Given request: Write out the material again exactly, please, and omit the pictures.

Available data:
┏━━

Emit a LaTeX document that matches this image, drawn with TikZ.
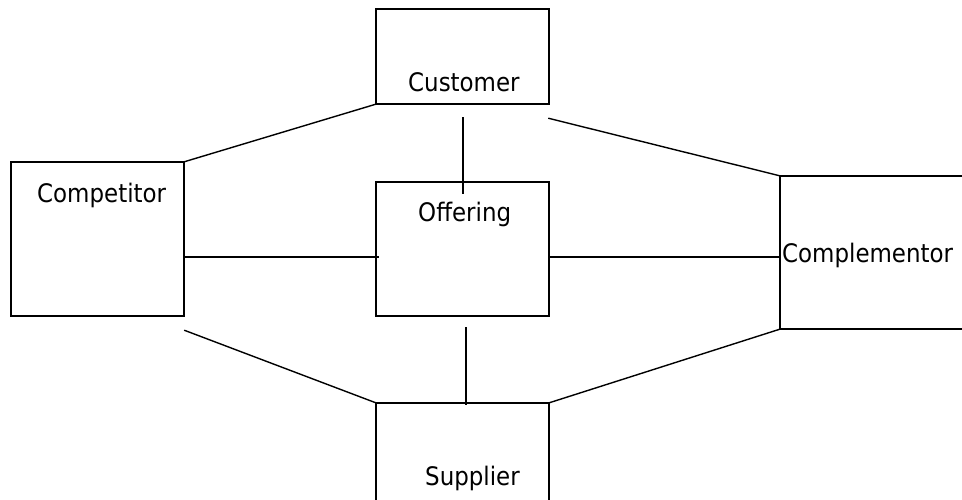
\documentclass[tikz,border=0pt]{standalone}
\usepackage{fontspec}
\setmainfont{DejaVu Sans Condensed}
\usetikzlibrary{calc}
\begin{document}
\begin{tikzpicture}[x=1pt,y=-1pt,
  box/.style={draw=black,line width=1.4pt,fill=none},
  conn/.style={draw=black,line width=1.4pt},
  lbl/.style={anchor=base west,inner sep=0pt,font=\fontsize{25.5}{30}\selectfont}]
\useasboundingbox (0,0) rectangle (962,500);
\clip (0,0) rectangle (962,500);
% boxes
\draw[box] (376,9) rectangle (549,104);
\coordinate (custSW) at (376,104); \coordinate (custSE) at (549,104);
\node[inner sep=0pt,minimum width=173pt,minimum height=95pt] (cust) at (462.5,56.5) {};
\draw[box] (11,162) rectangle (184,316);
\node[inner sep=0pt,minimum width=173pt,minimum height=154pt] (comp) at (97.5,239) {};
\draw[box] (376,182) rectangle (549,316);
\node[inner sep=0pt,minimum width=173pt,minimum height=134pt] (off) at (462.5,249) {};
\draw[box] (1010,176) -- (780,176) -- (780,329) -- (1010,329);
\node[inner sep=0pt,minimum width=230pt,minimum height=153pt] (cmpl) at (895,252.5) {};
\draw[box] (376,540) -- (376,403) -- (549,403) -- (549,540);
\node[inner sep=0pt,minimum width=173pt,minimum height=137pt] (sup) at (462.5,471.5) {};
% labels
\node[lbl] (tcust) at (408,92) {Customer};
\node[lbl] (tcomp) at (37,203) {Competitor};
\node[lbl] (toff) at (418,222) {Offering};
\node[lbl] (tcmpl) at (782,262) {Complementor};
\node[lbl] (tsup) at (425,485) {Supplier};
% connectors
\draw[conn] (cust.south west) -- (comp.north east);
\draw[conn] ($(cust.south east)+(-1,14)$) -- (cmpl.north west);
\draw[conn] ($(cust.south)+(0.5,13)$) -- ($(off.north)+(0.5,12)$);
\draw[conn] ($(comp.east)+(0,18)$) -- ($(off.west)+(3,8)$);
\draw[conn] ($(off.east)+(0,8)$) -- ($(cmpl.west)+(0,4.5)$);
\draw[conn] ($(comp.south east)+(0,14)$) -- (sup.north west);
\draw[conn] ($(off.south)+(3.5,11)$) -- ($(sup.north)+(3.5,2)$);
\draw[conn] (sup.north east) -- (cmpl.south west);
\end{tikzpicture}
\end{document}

┗━━

Completed exercise:
Emit a LaTeX document that matches this image, drawn with TikZ.
\documentclass[tikz,border=0pt]{standalone}
\usepackage{fontspec}
\setmainfont{DejaVu Sans Condensed}
\usetikzlibrary{calc}
\begin{document}
\begin{tikzpicture}[x=1pt,y=-1pt,
  box/.style={draw=black,line width=1.4pt,fill=none},
  conn/.style={draw=black,line width=1.4pt},
  lbl/.style={anchor=base west,inner sep=0pt,font=\fontsize{25.5}{30}\selectfont}]
\useasboundingbox (0,0) rectangle (962,500);
\clip (0,0) rectangle (962,500);
% boxes
\draw[box] (376,9) rectangle (549,104);
\coordinate (custSW) at (376,104); \coordinate (custSE) at (549,104);
\node[inner sep=0pt,minimum width=173pt,minimum height=95pt] (cust) at (462.5,56.5) {};
\draw[box] (11,162) rectangle (184,316);
\node[inner sep=0pt,minimum width=173pt,minimum height=154pt] (comp) at (97.5,239) {};
\draw[box] (376,182) rectangle (549,316);
\node[inner sep=0pt,minimum width=173pt,minimum height=134pt] (off) at (462.5,249) {};
\draw[box] (1010,176) -- (780,176) -- (780,329) -- (1010,329);
\node[inner sep=0pt,minimum width=230pt,minimum height=153pt] (cmpl) at (895,252.5) {};
\draw[box] (376,540) -- (376,403) -- (549,403) -- (549,540);
\node[inner sep=0pt,minimum width=173pt,minimum height=137pt] (sup) at (462.5,471.5) {};
% labels
\node[lbl] (tcust) at (408,92) {Customer};
\node[lbl] (tcomp) at (37,203) {Competitor};
\node[lbl] (toff) at (418,222) {Offering};
\node[lbl] (tcmpl) at (782,262) {Complementor};
\node[lbl] (tsup) at (425,485) {Supplier};
% connectors
\draw[conn] (cust.south west) -- (comp.north east);
\draw[conn] ($(cust.south east)+(-1,14)$) -- (cmpl.north west);
\draw[conn] ($(cust.south)+(0.5,13)$) -- ($(off.north)+(0.5,12)$);
\draw[conn] ($(comp.east)+(0,18)$) -- ($(off.west)+(3,8)$);
\draw[conn] ($(off.east)+(0,8)$) -- ($(cmpl.west)+(0,4.5)$);
\draw[conn] ($(comp.south east)+(0,14)$) -- (sup.north west);
\draw[conn] ($(off.south)+(3.5,11)$) -- ($(sup.north)+(3.5,2)$);
\draw[conn] (sup.north east) -- (cmpl.south west);
\end{tikzpicture}
\end{document}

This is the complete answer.